The report recommends that authorities should review legislation to ensure it stipulates clear roles and responsibilities for institutions in standard setting, certification, laboratory testing, enforcement, and compliance.

In particular, BAFRA should focus its operations on being a regulatory body rather than on setting standards. It should consider relinquishing certification mandates to prevent potential conflicts of interest inherent in having both standard setting and laboratory and certification responsibilities under a single management body.

“There is a need for a clear policy to define distinct mandates between institutions, and BAFRA and the BSB should explore practical measures to help them effectively fulfill their respective mandates,” the report states.
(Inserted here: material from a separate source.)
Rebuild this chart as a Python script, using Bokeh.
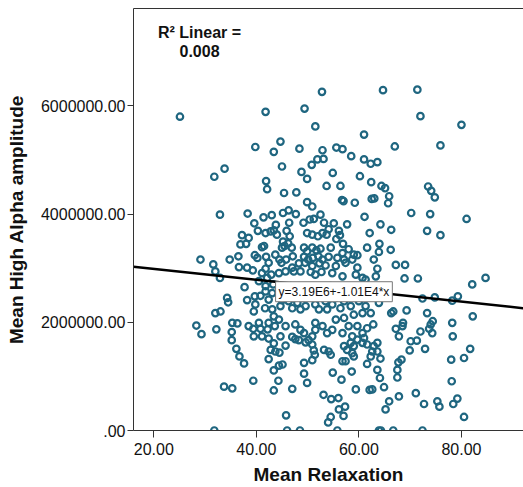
from bokeh.plotting import figure
from bokeh.models import Range1d, FixedTicker, CustomJSTickFormatter, Label, LinearAxis
from bokeh.embed import file_html
from bokeh.resources import INLINE

FONT = "Liberation Sans"
POINT_COLOR = "#1F6680"
AXIS_COLOR = "#333333"

# Mean Relaxation (x) and Mean High Alpha amplitude in millions (y)
x_relax = [
    25.1, 41.8, 49.4, 52.8, 64.7, 71.4, 72.0, 80.0, 51.5, 61.0,
    67.0, 75.9, 44.7, 39.8, 43.4, 48.4, 52.9, 55.6, 56.8, 58.5,
    61.0, 62.3, 63.6, 50.8, 51.9, 53.1, 45.0, 33.8, 31.8, 48.8,
    49.9, 54.9, 60.2, 62.4, 41.9, 42.1, 45.4, 47.8, 53.7, 56.4,
    64.4, 65.1, 65.9, 65.7, 73.5, 74.1, 74.8, 56.7, 57.0, 59.2,
    62.5, 63.0, 49.9, 50.9,
    32.9, 38.3, 41.4, 43.0, 45.2, 46.3, 47.7, 52.5, 51.2, 50.4,
    39.6, 40.3, 43.8, 46.4, 49.2, 53.2, 55.1, 57.7, 61.1, 64.2,
    66.3, 70.2, 73.9, 81.0, 73.3, 75.9, 49.9, 52.0, 52.9, 53.7,
    55.6, 56.3, 56.9, 62.1, 64.0, 61.6, 66.2, 49.3, 50.9, 52.5,
    54.5, 42.8, 44.0, 46.5, 37.2, 38.5, 36.9, 38.0, 41.5, 45.2,
    45.5, 41.8, 43.4, 45.9, 50.9, 41.1, 46.2, 45.0, 46.9, 49.9,
    51.7, 63.9, 54.1, 56.1, 58.0, 56.8, 55.8, 58.7, 59.7, 59.7,
    57.4, 55.5, 62.9, 63.6, 67.2, 69.0, 68.9, 71.5, 59.0, 57.1,
    84.7, 82.1, 82.2, 81.7, 80.5, 79.3, 78.2, 78.2, 78.3, 78.0,
    78.1, 74.8, 73.3, 74.4, 74.0, 73.7, 72.0, 72.4, 69.3, 66.7,
    66.3, 68.6, 68.5, 67.2, 70.1, 71.3, 69.9, 72.9, 68.3, 67.7,
    67.5, 67.5, 64.1, 64.9, 62.6, 63.6, 61.6, 64.2, 60.7, 63.9,
    62.3, 62.8, 61.6, 63.6, 59.0, 62.3,
    54.1, 55.5, 57.1, 54.8, 56.4, 58.4, 60.0, 61.3, 59.0, 60.7,
    57.1, 55.5, 58.0, 59.7, 60.7, 58.7, 56.8, 54.8, 74.3, 67.8,
    64.2, 54.8, 56.8, 59.4, 61.3, 63.3, 46.7, 48.6, 51.5, 54.5,
    57.4, 60.3, 63.3,
    29.1, 31.6, 32.0, 32.9, 34.8, 36.5, 39.7, 40.2, 41.9, 43.7,
    44.5, 45.8, 47.1, 49.3, 50.1, 51.0, 52.1, 52.9, 54.1, 36.6,
    38.2, 39.3, 41.8, 42.4, 44.9, 47.0, 48.3, 49.5, 50.9, 52.3,
    53.5, 37.7, 41.1, 42.1, 42.9, 44.4, 45.7, 47.3, 48.6, 50.6,
    51.5, 52.7, 40.5, 41.8, 41.8, 40.8, 39.7, 43.1, 44.7, 34.3,
    34.5, 43.3,
    38.2, 39.8, 42.4, 45.0, 46.3, 48.0, 49.1, 50.6, 51.5, 53.5,
    41.7, 43.1, 44.7, 47.0, 48.6, 49.6, 52.2, 53.8, 33.0, 32.0,
    35.3, 36.3, 38.5, 40.5, 40.8, 42.4, 43.4, 44.4, 43.6, 45.7,
    47.6, 48.6, 49.3, 51.5, 51.5, 52.9, 53.8, 41.1, 44.7, 47.0,
    50.9, 28.3, 29.3, 32.2, 35.2, 39.4, 42.2, 39.5,
    35.2, 36.1, 36.7, 37.6, 39.5, 42.4, 42.8, 43.4, 43.7, 44.5,
    45.7, 42.4, 43.4, 44.4, 45.1, 44.3, 43.4, 39.4, 33.7, 35.3,
    47.0, 47.6, 48.3, 49.6, 50.2, 50.9, 51.2, 51.4, 50.9, 49.3,
    49.3, 49.9, 53.2, 54.1, 54.5, 54.9, 56.6, 58.6, 59.4, 56.8,
    57.4, 57.1, 57.7, 58.4, 59.0, 58.7, 59.7, 60.7, 61.0, 61.6,
    62.6, 63.6, 62.9, 62.1, 53.1, 54.6, 56.0, 57.3, 56.1, 57.0,
    54.5, 54.0, 45.8, 65.9, 65.2, 67.8, 71.1, 72.7, 75.3, 75.7,
    78.4, 79.2, 80.5,
    31.8, 46.0, 48.5, 55.8, 63.9, 64.3, 66.7, 72.4,
]
y_alpha_mil = [
    5.80, 5.89, 5.95, 6.26, 6.29, 6.30, 5.81, 5.65, 5.62, 5.47,
    5.25, 5.27, 5.34, 5.24, 5.15, 5.21, 5.18, 5.23, 5.20, 5.07,
    5.01, 4.93, 4.96, 4.91, 5.01, 5.02, 4.88, 4.84, 4.69, 4.78,
    4.65, 4.76, 4.70, 4.59, 4.61, 4.46, 4.39, 4.40, 4.52, 4.52,
    4.52, 4.48, 4.33, 4.20, 4.51, 4.43, 4.31, 4.26, 4.24, 4.21,
    4.28, 4.29, 4.22, 4.14,
    3.99, 4.01, 3.94, 3.98, 4.02, 4.07, 4.00, 3.99, 3.91, 3.90,
    3.83, 3.69, 3.80, 3.84, 3.84, 3.84, 3.83, 3.81, 3.95, 3.81,
    3.71, 4.02, 4.00, 3.91, 3.69, 3.61, 3.65, 3.59, 3.65, 3.62,
    3.54, 3.61, 3.45, 3.65, 3.45, 3.38, 3.34, 3.38, 3.38, 3.36,
    3.38, 3.68, 3.62, 3.59, 3.61, 3.56, 3.44, 3.45, 3.41, 3.49,
    3.41, 3.65, 3.70, 3.69, 3.62, 3.39, 3.46, 3.38, 3.38, 3.31,
    3.33, 3.30, 3.72, 3.69, 3.35, 3.28, 3.19, 3.16, 3.24, 3.01,
    3.10, 3.04, 3.16, 2.99, 3.06, 3.06, 2.81, 2.81, 3.25, 3.16,
    2.82, 2.70, 2.11, 1.51, 1.34, 2.48, 2.40, 1.99, 1.74, 1.31,
    0.91, 2.46, 2.17, 2.02, 1.96, 1.88, 1.83, 2.44, 2.22, 2.20,
    2.17, 1.99, 1.93, 1.88, 1.65, 1.66, 1.48, 1.51, 1.31, 1.26,
    1.12, 0.98, 0.97, 0.80, 0.76, 1.12, 1.23, 1.33, 2.82, 2.36,
    2.17, 1.96, 1.89, 1.62, 1.37, 1.37,
    2.51, 2.45, 2.39, 2.33, 2.26, 2.30, 2.39, 2.30, 2.14, 2.17,
    2.08, 2.05, 1.93, 1.93, 1.80, 1.74, 1.80, 1.86, 1.80, 1.74,
    2.51, 2.91, 2.85, 2.88, 2.79, 2.85, 2.67, 2.57, 2.61, 2.67,
    2.57, 2.67, 2.54,
    3.16, 3.07, 2.94, 2.82, 3.16, 3.22, 3.24, 3.19, 3.21, 3.25,
    3.16, 3.16, 3.22, 3.21, 3.16, 3.19, 3.22, 3.16, 3.21, 3.02,
    3.01, 2.96, 2.99, 3.10, 3.10, 3.01, 3.09, 3.10, 3.04, 3.09,
    3.05, 2.65, 2.91, 2.82, 2.88, 2.91, 2.94, 2.94, 2.94, 2.93,
    2.88, 2.93, 2.76, 2.67, 2.57, 2.49, 2.48, 2.54, 2.48, 2.45,
    2.37, 2.70,
    2.41, 2.33, 2.42, 2.41, 2.39, 2.36, 2.45, 2.48, 2.33, 2.39,
    2.26, 2.24, 2.30, 2.26, 2.24, 2.30, 2.24, 2.24, 2.20, 2.17,
    1.99, 1.98, 1.93, 1.99, 1.88, 1.99, 2.11, 2.05, 1.93, 1.93,
    1.96, 1.86, 1.80, 1.99, 1.86, 1.93, 1.80, 1.74, 1.74, 1.73,
    1.74, 1.94, 1.78, 1.87, 1.82, 1.88, 1.87, 2.20,
    1.67, 1.51, 1.37, 1.24, 1.74, 1.70, 1.49, 1.61, 1.46, 1.44,
    1.57, 1.32, 1.11, 1.20, 1.22, 0.92, 0.74, 0.92, 0.81, 0.78,
    0.77, 1.69, 1.67, 1.63, 1.67, 1.59, 1.48, 1.40, 1.30, 1.25,
    1.05, 0.88, 1.49, 1.46, 1.40, 1.07, 0.94, 1.09, 0.76, 1.28,
    1.28, 1.56, 1.49, 1.62, 1.56, 1.43, 1.68, 1.62, 1.71, 1.59,
    1.46, 1.46, 1.56, 0.75, 0.66, 0.58, 0.60, 0.44, 0.39, 0.27,
    0.25, 0.15, 0.28, 0.54, 0.39, 0.63, 0.69, 0.49, 0.54, 0.44,
    0.49, 0.59, 0.25,
    0.00, 0.00, 0.00, 0.00, 0.00, 0.00, 0.00, 0.00,
]
y_alpha = [v * 1e6 for v in y_alpha_mil]

# Linear fit reported on the chart
FIT_INTERCEPT = 3.19e6
FIT_SLOPE = -1.01e4
EQ_TEXT = "y=3.19E6+-1.01E4*x"
R2_TITLE = "R\u00b2 Linear ="
R2_VALUE = "0.008"

x_ticks = [20, 40, 60, 80]
y_ticks = [0, 2000000, 4000000, 6000000]
X_START, X_END = 16.04, 92.1
Y_START, Y_END = 0, 7.8e6

p = figure(width=523, height=487,
           x_range=Range1d(X_START, X_END), y_range=Range1d(Y_START, Y_END),
           output_backend="svg", toolbar_location=None,
           min_border_left=133, min_border_right=0, min_border_top=8, min_border_bottom=0)
p.grid.visible = False
p.outline_line_color = None
p.background_fill_color = "white"
p.border_fill_color = "white"

fmt_code = "return tick.toFixed(2).replace(/^0\\./, '.');"

xa = p.xaxis[0]
ya = p.yaxis[0]
for ax in (xa, ya):
    ax.major_tick_in = 0
    ax.minor_tick_line_color = None
    ax.axis_line_color = AXIS_COLOR
    ax.major_tick_line_color = AXIS_COLOR
    ax.major_label_text_font = FONT
    ax.major_label_text_font_size = "16px"
    ax.major_label_text_color = "#111111"
    ax.axis_label_text_font = FONT
    ax.axis_label_text_font_size = "19px"
    ax.axis_label_text_font_style = "bold"
    ax.axis_label_text_color = "#111111"
    ax.formatter = CustomJSTickFormatter(code=fmt_code)

xa.ticker = FixedTicker(ticks=x_ticks)
ya.ticker = FixedTicker(ticks=y_ticks)
xa.axis_label = "Mean Relaxation"
ya.axis_label = "Mean High Alpha amplitude"
xa.major_tick_out = 7
ya.major_tick_out = 6
xa.major_label_standoff = 5
ya.major_label_standoff = 2
xa.axis_label_standoff = 6
ya.axis_label_standoff = 11

top = LinearAxis(ticker=FixedTicker(ticks=[]), major_tick_out=0, major_tick_in=0,
                 minor_tick_out=0, minor_tick_in=0, major_label_standoff=0,
                 axis_line_color=AXIS_COLOR)
p.add_layout(top, "above")

p.scatter(x_relax, y_alpha, marker="circle", size=6.5, fill_color=None,
          line_color=POINT_COLOR, line_width=2.2)

fit_x = [X_START, X_END]
fit_y = [FIT_INTERCEPT + FIT_SLOPE * v for v in fit_x]
p.line(fit_x, fit_y, line_color="black", line_width=2.5)

p.add_layout(Label(x=43.75, y=2.565e6, text=EQ_TEXT, text_font=FONT, text_font_size="12px",
                   text_color="#111111", text_align="left", text_baseline="middle",
                   background_fill_color="white", border_line_color="#777777",
                   border_line_width=1, padding=3))
p.add_layout(Label(x=28.92, y=7.352e6, text=R2_TITLE, text_font=FONT, text_font_size="16px",
                   text_font_style="bold", text_color="#111111", text_align="center",
                   text_baseline="alphabetic"))
p.add_layout(Label(x=28.92, y=7.019e6, text=R2_VALUE, text_font=FONT, text_font_size="16px",
                   text_font_style="bold", text_color="#111111", text_align="center",
                   text_baseline="alphabetic"))

open("out.html", "w").write(file_html(p, INLINE))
A separate BSB metrology laboratory is required, states the report. “In its current location, vibration disturbances do not allow precise equipment calibration and testing at the lab. Establishing an independent laboratory will be necessary to address this issue.”

Adequate and efficient plant quarantine management and facilities are needed at the entry points of quarantine stations in Gelephu, Nganglam, Paro, Phuentsholing, and Samtse.

Separate laboratories would be a resource-effective approach for all SASEC countries; for example, Bhutan could specialize in testing for organic agriculture and products.

It states that Bhutan needs to strengthen high-level bilateral and regional dialogue to upgrade infrastructure facilities, equipment, and procedures in other SASEC countries that negatively affect cross-border trade for Bhutan.

The report also recommends that Bhutan engage with joint government commission structures and processes to address issues such as road strikes, customs infrastructure, increased entry and exit points for documentation, procedures, and formalities.